Thus, is it possible to apply a grace period during which traffic will not be routed to a new container by the ELB and the ECS service will not restart the container (even if it fails the health checks)? Or failing that, are there any suggestions regarding a solution for our use case?
In case anyone else finds themselves here via google, in the linked support thread, it is noted that this has been added to AWS, it is called healthCheckGracePeriodSeconds https://docs.aws.amazon.com/AmazonECS/latest/APIReference/API_CreateService.html#ECS-CreateService-request-healthCheckGracePeriodSeconds
After a discussion with the support team, it turns out that ECS cannot support our current use case.
There is a workaround that solves one of the issues we are facing. That workaround is to create a separate, essential, health-check container and in the same ECS task as the actual application container. The purpose of the health-check container is to monitor the application container to determine when the application has been started completely. If it detects that the application has failed to start, it exits, causing the ECS service to cycle the task. The ELB is then configured to perform its health checks against the health-check container, which will always report that it is up via the relevant port. This workaround will prevent the ECS service from cycling the ECS task due to failed health checks.
However, the ELB will begin routing traffic to the application container immediately. It will do so, even if the application container is not yet ready to receive traffic (for example, because it is still waiting for a cache to load). Currently, there is no way to delay the ELB from sending traffic to the application container, as the ECS service provides no support a grace period. We have managed to workaround this issue by providing messages to our application containers via SQS and only having them pull from the queue when their caches are fully loaded. However, we have future use cases (such as serving web requests) where this is not a feasible option.

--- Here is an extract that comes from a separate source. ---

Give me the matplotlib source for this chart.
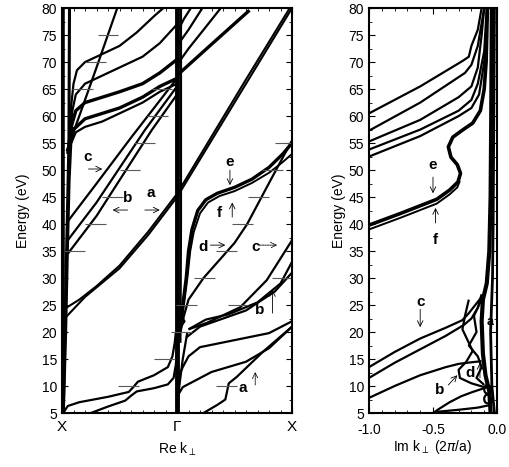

To this end, I intend to raise a feature request for the grace period.
As an aside, both Kubernetes (http://kubernetes.io/v1.0/docs/user-guide/walkthrough/k8s201.html#application-health-checking) and Marathon (https://mesosphere.github.io/marathon/docs/health-checks.html) already support this option for health checking, if someone reading this is happy not to use a managed service.
Use env var ECS_CONTAINER_STOP_TIMEOUT
See https://github.com/aws/amazon-ecs-agent/issues/126